Gather each line in the entries that includes the string "this".

● DATASET ROWS
▶

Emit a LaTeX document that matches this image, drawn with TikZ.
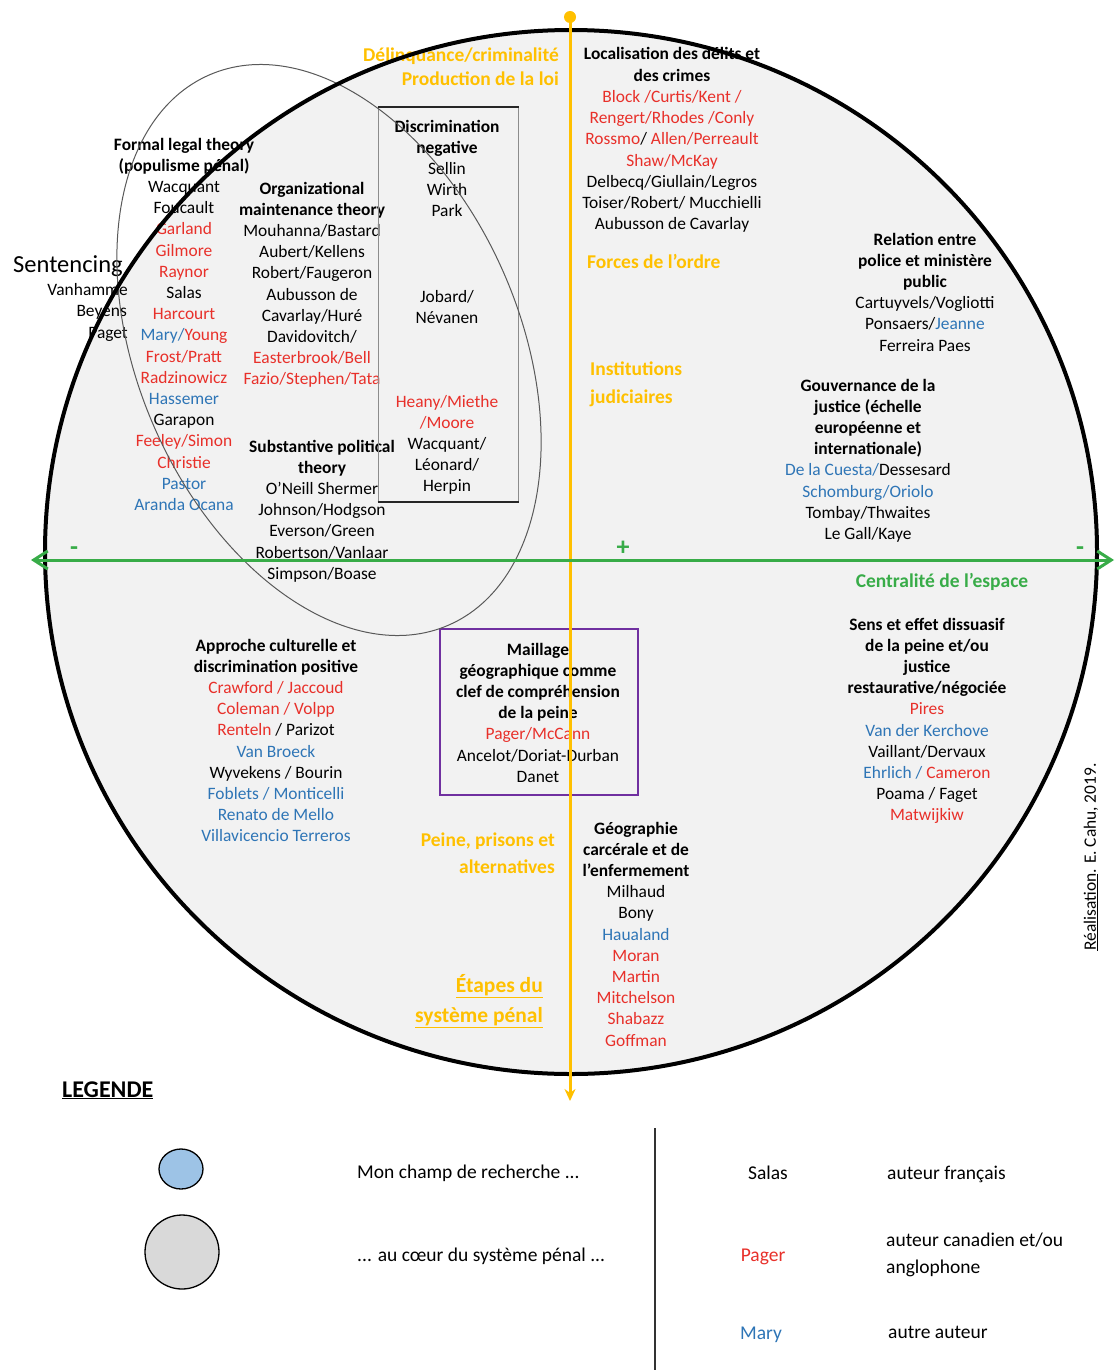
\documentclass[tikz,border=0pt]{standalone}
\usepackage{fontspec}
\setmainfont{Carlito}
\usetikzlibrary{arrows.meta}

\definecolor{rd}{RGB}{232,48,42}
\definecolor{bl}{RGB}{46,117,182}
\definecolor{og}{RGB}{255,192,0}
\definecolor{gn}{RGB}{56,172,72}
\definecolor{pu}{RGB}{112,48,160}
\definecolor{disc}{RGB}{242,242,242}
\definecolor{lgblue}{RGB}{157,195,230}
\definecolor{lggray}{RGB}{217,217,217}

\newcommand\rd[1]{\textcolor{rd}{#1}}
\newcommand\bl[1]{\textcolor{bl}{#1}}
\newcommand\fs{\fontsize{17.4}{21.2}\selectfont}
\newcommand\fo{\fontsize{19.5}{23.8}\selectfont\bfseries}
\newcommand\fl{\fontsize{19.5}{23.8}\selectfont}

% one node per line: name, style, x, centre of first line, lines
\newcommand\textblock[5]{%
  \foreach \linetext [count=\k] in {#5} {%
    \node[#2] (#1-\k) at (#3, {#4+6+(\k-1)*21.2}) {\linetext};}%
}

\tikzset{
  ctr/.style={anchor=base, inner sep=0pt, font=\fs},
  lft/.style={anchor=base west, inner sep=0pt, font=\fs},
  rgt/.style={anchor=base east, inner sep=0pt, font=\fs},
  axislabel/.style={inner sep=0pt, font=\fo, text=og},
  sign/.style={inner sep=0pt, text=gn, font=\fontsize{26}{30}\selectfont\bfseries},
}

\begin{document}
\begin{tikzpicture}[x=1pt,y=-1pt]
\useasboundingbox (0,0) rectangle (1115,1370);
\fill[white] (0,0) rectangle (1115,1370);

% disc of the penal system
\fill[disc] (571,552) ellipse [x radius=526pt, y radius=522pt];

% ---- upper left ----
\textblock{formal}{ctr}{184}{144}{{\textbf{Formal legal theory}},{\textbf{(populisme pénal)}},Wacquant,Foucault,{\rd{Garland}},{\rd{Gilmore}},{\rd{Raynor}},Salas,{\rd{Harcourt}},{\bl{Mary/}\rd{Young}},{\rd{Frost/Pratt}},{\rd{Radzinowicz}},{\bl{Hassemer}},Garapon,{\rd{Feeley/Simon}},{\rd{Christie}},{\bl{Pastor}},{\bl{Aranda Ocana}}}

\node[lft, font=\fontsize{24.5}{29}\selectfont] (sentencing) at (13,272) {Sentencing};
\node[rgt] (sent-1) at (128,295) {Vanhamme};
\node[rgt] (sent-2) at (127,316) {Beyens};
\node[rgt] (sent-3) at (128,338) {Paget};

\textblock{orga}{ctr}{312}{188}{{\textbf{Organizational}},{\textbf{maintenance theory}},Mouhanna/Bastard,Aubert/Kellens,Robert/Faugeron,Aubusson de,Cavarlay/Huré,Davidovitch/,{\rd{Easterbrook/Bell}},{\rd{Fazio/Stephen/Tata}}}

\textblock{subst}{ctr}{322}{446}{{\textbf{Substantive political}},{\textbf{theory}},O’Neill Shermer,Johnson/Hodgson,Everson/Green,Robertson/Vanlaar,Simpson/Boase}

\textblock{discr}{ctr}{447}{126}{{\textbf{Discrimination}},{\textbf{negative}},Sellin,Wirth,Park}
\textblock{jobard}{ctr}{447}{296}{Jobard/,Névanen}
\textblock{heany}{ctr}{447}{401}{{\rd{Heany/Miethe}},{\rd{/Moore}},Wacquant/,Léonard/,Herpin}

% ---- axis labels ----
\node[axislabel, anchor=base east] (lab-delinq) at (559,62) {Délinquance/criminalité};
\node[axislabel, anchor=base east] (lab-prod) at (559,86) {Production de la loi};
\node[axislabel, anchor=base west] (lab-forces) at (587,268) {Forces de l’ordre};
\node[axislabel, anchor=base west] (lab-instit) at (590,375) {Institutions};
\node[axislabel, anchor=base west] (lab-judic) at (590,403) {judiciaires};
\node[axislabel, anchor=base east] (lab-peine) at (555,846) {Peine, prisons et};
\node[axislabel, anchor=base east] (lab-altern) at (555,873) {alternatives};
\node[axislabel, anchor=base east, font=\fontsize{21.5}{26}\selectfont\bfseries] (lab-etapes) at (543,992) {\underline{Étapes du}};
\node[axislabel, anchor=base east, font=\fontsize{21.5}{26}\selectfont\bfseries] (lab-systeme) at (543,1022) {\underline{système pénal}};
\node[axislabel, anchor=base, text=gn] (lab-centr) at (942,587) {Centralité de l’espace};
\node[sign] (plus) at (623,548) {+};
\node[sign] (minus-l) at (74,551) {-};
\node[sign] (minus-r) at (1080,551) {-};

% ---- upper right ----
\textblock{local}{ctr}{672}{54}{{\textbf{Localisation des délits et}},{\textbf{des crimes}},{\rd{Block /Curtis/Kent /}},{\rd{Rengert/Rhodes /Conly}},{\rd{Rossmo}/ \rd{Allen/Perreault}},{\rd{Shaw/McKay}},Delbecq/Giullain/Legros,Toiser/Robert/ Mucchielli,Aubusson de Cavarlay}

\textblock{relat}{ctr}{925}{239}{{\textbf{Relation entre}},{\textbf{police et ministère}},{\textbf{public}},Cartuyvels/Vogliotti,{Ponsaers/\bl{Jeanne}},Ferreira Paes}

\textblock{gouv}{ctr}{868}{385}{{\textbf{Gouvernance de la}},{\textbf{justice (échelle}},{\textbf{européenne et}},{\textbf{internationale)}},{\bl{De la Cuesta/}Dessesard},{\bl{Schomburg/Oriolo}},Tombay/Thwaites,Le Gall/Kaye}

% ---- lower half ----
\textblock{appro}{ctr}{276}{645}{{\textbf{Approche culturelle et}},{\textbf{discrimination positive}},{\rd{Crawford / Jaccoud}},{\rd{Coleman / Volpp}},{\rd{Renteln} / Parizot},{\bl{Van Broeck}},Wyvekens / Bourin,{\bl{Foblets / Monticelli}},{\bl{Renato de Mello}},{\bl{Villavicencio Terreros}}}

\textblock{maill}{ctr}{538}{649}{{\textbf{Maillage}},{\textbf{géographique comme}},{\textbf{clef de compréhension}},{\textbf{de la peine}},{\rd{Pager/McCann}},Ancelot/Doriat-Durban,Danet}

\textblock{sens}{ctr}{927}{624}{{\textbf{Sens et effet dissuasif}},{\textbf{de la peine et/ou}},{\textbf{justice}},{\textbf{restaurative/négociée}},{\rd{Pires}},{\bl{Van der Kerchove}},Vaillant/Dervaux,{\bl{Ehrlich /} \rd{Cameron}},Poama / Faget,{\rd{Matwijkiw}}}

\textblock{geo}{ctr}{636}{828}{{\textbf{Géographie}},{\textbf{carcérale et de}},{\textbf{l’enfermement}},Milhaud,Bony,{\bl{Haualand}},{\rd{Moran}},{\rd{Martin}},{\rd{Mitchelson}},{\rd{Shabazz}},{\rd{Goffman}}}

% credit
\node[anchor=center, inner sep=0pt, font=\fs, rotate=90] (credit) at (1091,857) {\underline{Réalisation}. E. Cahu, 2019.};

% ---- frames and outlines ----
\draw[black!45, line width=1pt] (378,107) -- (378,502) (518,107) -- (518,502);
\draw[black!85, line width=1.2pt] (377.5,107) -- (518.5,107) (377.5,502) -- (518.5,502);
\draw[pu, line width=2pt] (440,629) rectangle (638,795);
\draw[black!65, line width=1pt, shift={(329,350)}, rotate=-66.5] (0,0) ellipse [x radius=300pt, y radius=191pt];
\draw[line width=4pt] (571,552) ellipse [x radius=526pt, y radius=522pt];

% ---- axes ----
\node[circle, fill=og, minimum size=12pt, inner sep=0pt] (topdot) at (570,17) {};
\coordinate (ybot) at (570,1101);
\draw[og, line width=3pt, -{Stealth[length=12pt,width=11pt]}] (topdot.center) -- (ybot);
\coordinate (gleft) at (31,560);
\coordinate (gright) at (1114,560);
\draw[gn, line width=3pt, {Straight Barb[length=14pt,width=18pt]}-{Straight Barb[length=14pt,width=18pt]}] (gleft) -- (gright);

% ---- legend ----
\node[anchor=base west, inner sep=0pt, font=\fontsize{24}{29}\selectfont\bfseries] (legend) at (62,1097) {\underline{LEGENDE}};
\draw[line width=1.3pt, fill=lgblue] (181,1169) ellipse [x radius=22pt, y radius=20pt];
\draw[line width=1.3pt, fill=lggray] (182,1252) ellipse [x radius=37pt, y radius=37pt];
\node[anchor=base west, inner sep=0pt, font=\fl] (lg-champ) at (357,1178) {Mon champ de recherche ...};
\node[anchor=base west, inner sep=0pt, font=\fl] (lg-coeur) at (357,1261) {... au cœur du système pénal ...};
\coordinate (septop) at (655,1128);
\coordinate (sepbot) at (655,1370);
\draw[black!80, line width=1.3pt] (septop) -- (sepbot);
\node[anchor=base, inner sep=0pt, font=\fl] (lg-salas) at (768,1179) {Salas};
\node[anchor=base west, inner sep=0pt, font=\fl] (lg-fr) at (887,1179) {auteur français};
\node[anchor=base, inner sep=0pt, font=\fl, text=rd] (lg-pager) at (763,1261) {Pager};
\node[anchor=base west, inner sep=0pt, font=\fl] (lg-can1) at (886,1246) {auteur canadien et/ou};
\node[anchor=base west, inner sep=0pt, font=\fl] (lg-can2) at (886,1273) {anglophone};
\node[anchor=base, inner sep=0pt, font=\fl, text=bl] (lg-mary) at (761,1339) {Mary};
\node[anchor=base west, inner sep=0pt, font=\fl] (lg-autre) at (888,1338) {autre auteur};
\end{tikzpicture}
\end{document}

◀
▶

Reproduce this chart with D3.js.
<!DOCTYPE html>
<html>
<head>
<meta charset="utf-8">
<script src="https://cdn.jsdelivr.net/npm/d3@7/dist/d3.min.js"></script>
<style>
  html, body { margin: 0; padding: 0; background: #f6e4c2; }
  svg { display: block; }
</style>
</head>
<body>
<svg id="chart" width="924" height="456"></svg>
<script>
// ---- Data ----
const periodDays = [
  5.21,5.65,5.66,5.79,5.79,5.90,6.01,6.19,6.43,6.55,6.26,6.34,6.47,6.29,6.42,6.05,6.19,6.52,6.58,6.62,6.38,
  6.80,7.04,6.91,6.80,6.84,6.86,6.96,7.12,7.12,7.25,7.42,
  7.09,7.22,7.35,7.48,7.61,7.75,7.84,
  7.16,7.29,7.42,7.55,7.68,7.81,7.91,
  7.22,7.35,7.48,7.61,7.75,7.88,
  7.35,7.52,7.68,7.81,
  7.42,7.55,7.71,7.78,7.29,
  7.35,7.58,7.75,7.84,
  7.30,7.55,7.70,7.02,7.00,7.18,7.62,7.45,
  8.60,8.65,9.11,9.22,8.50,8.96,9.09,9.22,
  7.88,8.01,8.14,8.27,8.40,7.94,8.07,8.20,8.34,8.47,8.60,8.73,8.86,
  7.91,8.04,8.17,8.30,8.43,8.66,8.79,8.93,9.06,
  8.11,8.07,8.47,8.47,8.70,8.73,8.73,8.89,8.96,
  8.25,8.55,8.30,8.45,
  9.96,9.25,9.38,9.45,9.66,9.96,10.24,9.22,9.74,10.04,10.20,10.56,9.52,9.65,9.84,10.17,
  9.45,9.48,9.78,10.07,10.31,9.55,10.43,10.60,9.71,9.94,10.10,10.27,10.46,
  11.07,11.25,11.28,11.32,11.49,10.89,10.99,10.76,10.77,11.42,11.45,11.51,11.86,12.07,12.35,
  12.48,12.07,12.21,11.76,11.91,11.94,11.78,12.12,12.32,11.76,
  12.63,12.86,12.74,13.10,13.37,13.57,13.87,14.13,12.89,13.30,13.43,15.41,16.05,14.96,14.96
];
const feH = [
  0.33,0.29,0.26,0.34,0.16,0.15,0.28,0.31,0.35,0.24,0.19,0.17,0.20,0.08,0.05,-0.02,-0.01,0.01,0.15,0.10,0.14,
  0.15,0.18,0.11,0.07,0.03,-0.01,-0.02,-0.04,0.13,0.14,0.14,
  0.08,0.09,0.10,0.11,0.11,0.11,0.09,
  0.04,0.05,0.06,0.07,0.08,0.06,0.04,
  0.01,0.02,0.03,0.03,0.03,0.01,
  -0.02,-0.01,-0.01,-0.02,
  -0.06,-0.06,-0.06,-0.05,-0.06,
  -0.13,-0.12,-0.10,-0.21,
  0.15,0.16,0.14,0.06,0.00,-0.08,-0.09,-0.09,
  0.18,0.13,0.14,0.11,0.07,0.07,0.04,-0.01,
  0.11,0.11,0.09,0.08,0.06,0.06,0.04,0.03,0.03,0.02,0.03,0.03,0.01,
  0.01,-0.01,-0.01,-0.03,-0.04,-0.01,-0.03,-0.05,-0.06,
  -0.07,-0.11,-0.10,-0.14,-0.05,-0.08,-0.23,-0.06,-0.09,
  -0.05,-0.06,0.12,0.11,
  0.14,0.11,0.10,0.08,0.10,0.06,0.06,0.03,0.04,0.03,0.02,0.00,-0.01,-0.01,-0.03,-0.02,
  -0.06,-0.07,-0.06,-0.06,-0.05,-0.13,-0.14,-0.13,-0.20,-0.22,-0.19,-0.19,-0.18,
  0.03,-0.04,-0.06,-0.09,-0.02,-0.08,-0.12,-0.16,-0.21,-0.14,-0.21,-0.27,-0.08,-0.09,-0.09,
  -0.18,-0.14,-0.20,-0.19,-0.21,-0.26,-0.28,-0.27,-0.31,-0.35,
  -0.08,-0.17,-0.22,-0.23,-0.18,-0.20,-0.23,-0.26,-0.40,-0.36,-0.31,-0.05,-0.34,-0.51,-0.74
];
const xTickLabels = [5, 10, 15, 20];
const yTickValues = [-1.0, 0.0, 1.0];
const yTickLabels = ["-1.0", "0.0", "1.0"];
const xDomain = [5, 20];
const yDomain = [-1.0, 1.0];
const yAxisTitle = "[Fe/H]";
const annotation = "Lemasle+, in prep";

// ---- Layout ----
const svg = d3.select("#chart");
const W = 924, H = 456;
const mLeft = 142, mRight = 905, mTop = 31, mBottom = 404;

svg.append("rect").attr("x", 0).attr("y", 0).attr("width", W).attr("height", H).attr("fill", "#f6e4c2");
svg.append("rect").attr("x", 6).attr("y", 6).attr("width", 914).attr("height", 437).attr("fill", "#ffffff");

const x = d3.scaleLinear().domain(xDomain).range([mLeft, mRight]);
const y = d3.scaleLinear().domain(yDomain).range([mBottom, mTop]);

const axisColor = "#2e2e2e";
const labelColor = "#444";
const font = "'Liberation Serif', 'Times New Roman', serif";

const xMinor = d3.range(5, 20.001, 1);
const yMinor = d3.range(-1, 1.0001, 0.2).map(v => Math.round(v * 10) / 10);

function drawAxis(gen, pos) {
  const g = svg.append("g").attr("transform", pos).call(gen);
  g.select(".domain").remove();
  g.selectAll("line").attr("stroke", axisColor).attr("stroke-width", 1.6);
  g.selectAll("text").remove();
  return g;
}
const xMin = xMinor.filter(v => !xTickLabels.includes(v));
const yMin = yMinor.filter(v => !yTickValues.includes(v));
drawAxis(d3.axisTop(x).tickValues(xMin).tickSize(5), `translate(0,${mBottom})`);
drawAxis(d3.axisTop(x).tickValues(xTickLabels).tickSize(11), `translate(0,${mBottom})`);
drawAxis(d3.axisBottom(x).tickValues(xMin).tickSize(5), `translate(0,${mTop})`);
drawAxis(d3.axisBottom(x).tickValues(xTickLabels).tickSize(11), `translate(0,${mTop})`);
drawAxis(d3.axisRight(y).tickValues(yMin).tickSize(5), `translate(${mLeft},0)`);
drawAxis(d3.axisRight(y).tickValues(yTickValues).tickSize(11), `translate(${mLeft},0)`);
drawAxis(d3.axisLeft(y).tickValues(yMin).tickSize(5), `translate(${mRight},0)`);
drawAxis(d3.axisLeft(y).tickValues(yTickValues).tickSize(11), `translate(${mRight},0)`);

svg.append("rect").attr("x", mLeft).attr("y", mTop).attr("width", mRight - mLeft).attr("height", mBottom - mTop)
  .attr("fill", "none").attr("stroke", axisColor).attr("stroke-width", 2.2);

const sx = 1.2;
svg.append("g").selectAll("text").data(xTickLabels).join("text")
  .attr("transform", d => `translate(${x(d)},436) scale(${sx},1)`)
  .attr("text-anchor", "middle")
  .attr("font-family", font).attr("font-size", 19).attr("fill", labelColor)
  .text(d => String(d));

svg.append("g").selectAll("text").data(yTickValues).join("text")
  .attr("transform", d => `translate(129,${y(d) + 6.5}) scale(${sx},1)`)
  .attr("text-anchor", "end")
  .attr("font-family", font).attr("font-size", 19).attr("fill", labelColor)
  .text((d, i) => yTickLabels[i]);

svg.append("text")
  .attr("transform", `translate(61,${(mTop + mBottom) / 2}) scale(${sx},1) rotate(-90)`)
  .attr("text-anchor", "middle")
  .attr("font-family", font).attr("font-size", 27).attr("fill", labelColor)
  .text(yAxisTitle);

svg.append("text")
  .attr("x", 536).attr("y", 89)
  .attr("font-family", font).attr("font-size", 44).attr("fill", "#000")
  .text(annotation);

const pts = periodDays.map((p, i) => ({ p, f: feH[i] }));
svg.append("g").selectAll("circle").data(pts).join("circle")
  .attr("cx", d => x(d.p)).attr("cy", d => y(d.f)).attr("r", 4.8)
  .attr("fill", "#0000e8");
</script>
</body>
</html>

◀

● TASK ANSWER
Emit a LaTeX document that matches this image, drawn with TikZ.
Reproduce this chart with D3.js.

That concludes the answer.